## EXERCISE PROMPT:
Quote all lines below exactly. Images stay out.

## DATA EXTRACT:
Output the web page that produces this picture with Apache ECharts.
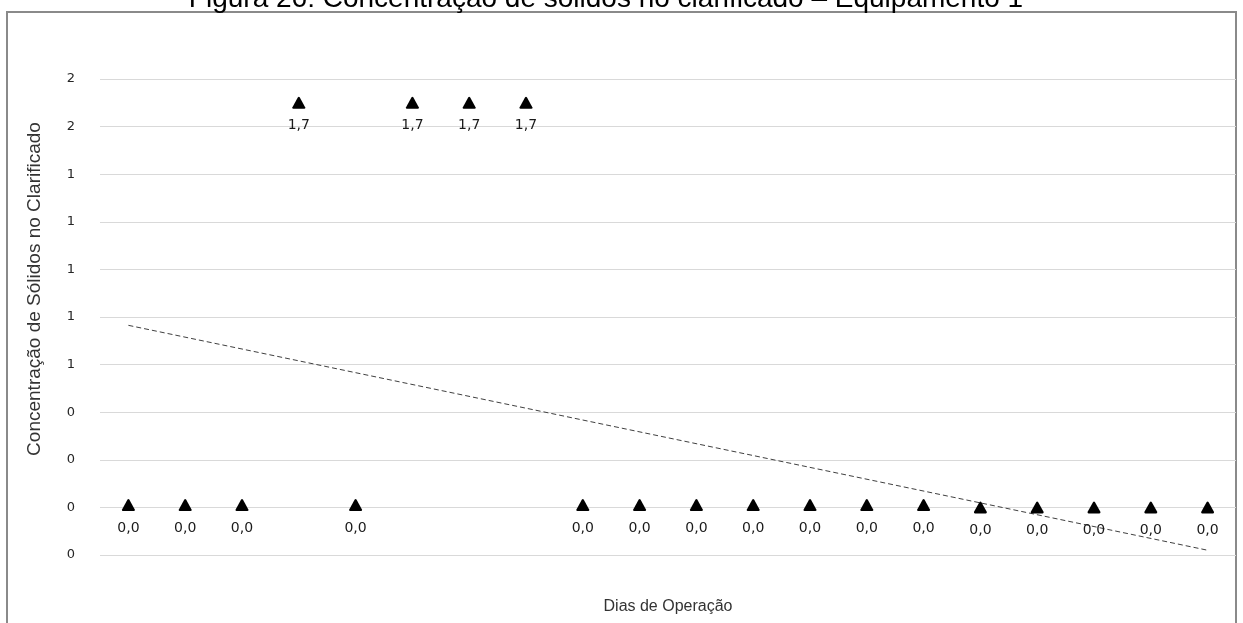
<!DOCTYPE html>
<html>
<head>
<meta charset="utf-8">
<script src="https://cdn.jsdelivr.net/npm/echarts@6/dist/echarts.min.js"></script>
<style>
  html, body { margin: 0; padding: 0; background: #ffffff; }
  #chart { width: 1243px; height: 623px; }
</style>
</head>
<body>
<div id="chart"></div>
<script>
// Operating days (category axis, labels hidden)
const days = ['1','2','3','4','5','6','7','8','9','10','11','12','13','14','15','16','17','18','19','20'];
// Solids concentration in the clarified liquid, one value per day
const concentration = [0.01, 0.01, 0.01, 1.7, 0.01, 1.7, 1.7, 1.7, 0.01, 0.01, 0.01, 0.01, 0.01, 0.01, 0.01, 0.0, 0.0, 0.0, 0.0, 0.0];
// Linear trend line: value at the first and at the last day
const trendEnds = [0.765, -0.18];
// Y tick labels, bottom to top (-0.2 .. 1.8 in steps of 0.2), shown rounded
const yTickLabels = ['0', '0', '0', '0', '1', '1', '1', '1', '1', '2', '2'];

const Y_MIN = -0.2, Y_MAX = 1.8, Y_STEP = 0.2;

const trendData = days.map((d, i) => i === 0 ? trendEnds[0] : (i === days.length - 1 ? trendEnds[1] : null));

const roundedTriangle = 'path://M5.2,0.6 Q6,-0.4 6.8,0.6 L11.7,9.6 Q12.2,11 10.8,11 L1.2,11 Q-0.2,11 0.3,9.6 Z';

const chart = echarts.init(document.getElementById('chart'));
chart.setOption({
  animation: false,
  backgroundColor: '#ffffff',
  graphic: [
    {
      type: 'rect',
      shape: { x: 7, y: 12, width: 1229, height: 640 },
      style: { fill: 'none', stroke: '#8a8a8a', lineWidth: 2 },
      silent: true, z: -1
    },
    {
      type: 'text',
      x: 606, y: -1,
      style: {
        text: 'Figura 26: Concentração de sólidos no clarificado – Equipamento 1',
        fontFamily: 'Liberation Sans, Arial, sans-serif',
        fontSize: 28,
        fill: '#000000',
        textAlign: 'center',
        textVerticalAlign: 'middle'
      },
      silent: true
    },
    {
      type: 'text',
      x: 35, y: 289,
      rotation: Math.PI / 2,
      style: {
        text: 'Concentração de Sólidos no Clarificado',
        fontFamily: 'Liberation Sans, Arial, sans-serif',
        fontSize: 19,
        fill: '#333333',
        textAlign: 'center',
        textVerticalAlign: 'middle'
      },
      silent: true
    }
  ],
  grid: { left: 100, right: 7, top: 79, bottom: 68 },
  xAxis: {
    type: 'category',
    data: days,
    boundaryGap: true,
    name: 'Dias de Operação',
    nameLocation: 'middle',
    nameGap: 44,
    nameTextStyle: { fontFamily: 'Liberation Sans, Arial, sans-serif', fontSize: 16, color: '#333333' },
    axisLine: { show: false },
    axisTick: { show: false },
    axisLabel: { show: false },
    splitLine: { show: false }
  },
  yAxis: {
    type: 'value',
    min: Y_MIN,
    max: Y_MAX,
    interval: Y_STEP,
    axisLine: { show: false },
    axisTick: { show: false },
    axisLabel: {
      margin: 25,
      fontFamily: 'DejaVu Sans, Verdana, sans-serif',
      fontSize: 13,
      color: '#262626',
      formatter: v => yTickLabels[Math.round((v - Y_MIN) / Y_STEP)]
    },
    splitLine: { lineStyle: { color: '#d9d9d9', width: 1 } }
  },
  series: [
    {
      type: 'line',
      data: concentration,
      lineStyle: { width: 0, opacity: 0 },
      symbol: roundedTriangle,
      symbolSize: [13, 12],
      itemStyle: { color: '#000000' },
      label: {
        show: true,
        position: 'bottom',
        distance: 10,
        fontFamily: 'DejaVu Sans, Verdana, sans-serif',
        fontSize: 14,
        color: '#1a1a1a',
        formatter: p => p.value.toFixed(1).replace('.', ',')
      },
      z: 3
    },
    {
      type: 'line',
      data: trendData,
      connectNulls: true,
      symbol: 'none',
      lineStyle: { color: '#404040', width: 1, type: [5, 3] },
      z: 2
    }
  ]
});
</script>
</body>
</html>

## COMPLETED TASK:
Output the web page that produces this picture with Apache ECharts.
<!DOCTYPE html>
<html>
<head>
<meta charset="utf-8">
<script src="https://cdn.jsdelivr.net/npm/echarts@6/dist/echarts.min.js"></script>
<style>
  html, body { margin: 0; padding: 0; background: #ffffff; }
  #chart { width: 1243px; height: 623px; }
</style>
</head>
<body>
<div id="chart"></div>
<script>
// Operating days (category axis, labels hidden)
const days = ['1','2','3','4','5','6','7','8','9','10','11','12','13','14','15','16','17','18','19','20'];
// Solids concentration in the clarified liquid, one value per day
const concentration = [0.01, 0.01, 0.01, 1.7, 0.01, 1.7, 1.7, 1.7, 0.01, 0.01, 0.01, 0.01, 0.01, 0.01, 0.01, 0.0, 0.0, 0.0, 0.0, 0.0];
// Linear trend line: value at the first and at the last day
const trendEnds = [0.765, -0.18];
// Y tick labels, bottom to top (-0.2 .. 1.8 in steps of 0.2), shown rounded
const yTickLabels = ['0', '0', '0', '0', '1', '1', '1', '1', '1', '2', '2'];

const Y_MIN = -0.2, Y_MAX = 1.8, Y_STEP = 0.2;

const trendData = days.map((d, i) => i === 0 ? trendEnds[0] : (i === days.length - 1 ? trendEnds[1] : null));

const roundedTriangle = 'path://M5.2,0.6 Q6,-0.4 6.8,0.6 L11.7,9.6 Q12.2,11 10.8,11 L1.2,11 Q-0.2,11 0.3,9.6 Z';

const chart = echarts.init(document.getElementById('chart'));
chart.setOption({
  animation: false,
  backgroundColor: '#ffffff',
  graphic: [
    {
      type: 'rect',
      shape: { x: 7, y: 12, width: 1229, height: 640 },
      style: { fill: 'none', stroke: '#8a8a8a', lineWidth: 2 },
      silent: true, z: -1
    },
    {
      type: 'text',
      x: 606, y: -1,
      style: {
        text: 'Figura 26: Concentração de sólidos no clarificado – Equipamento 1',
        fontFamily: 'Liberation Sans, Arial, sans-serif',
        fontSize: 28,
        fill: '#000000',
        textAlign: 'center',
        textVerticalAlign: 'middle'
      },
      silent: true
    },
    {
      type: 'text',
      x: 35, y: 289,
      rotation: Math.PI / 2,
      style: {
        text: 'Concentração de Sólidos no Clarificado',
        fontFamily: 'Liberation Sans, Arial, sans-serif',
        fontSize: 19,
        fill: '#333333',
        textAlign: 'center',
        textVerticalAlign: 'middle'
      },
      silent: true
    }
  ],
  grid: { left: 100, right: 7, top: 79, bottom: 68 },
  xAxis: {
    type: 'category',
    data: days,
    boundaryGap: true,
    name: 'Dias de Operação',
    nameLocation: 'middle',
    nameGap: 44,
    nameTextStyle: { fontFamily: 'Liberation Sans, Arial, sans-serif', fontSize: 16, color: '#333333' },
    axisLine: { show: false },
    axisTick: { show: false },
    axisLabel: { show: false },
    splitLine: { show: false }
  },
  yAxis: {
    type: 'value',
    min: Y_MIN,
    max: Y_MAX,
    interval: Y_STEP,
    axisLine: { show: false },
    axisTick: { show: false },
    axisLabel: {
      margin: 25,
      fontFamily: 'DejaVu Sans, Verdana, sans-serif',
      fontSize: 13,
      color: '#262626',
      formatter: v => yTickLabels[Math.round((v - Y_MIN) / Y_STEP)]
    },
    splitLine: { lineStyle: { color: '#d9d9d9', width: 1 } }
  },
  series: [
    {
      type: 'line',
      data: concentration,
      lineStyle: { width: 0, opacity: 0 },
      symbol: roundedTriangle,
      symbolSize: [13, 12],
      itemStyle: { color: '#000000' },
      label: {
        show: true,
        position: 'bottom',
        distance: 10,
        fontFamily: 'DejaVu Sans, Verdana, sans-serif',
        fontSize: 14,
        color: '#1a1a1a',
        formatter: p => p.value.toFixed(1).replace('.', ',')
      },
      z: 3
    },
    {
      type: 'line',
      data: trendData,
      connectNulls: true,
      symbol: 'none',
      lineStyle: { color: '#404040', width: 1, type: [5, 3] },
      z: 2
    }
  ]
});
</script>
</body>
</html>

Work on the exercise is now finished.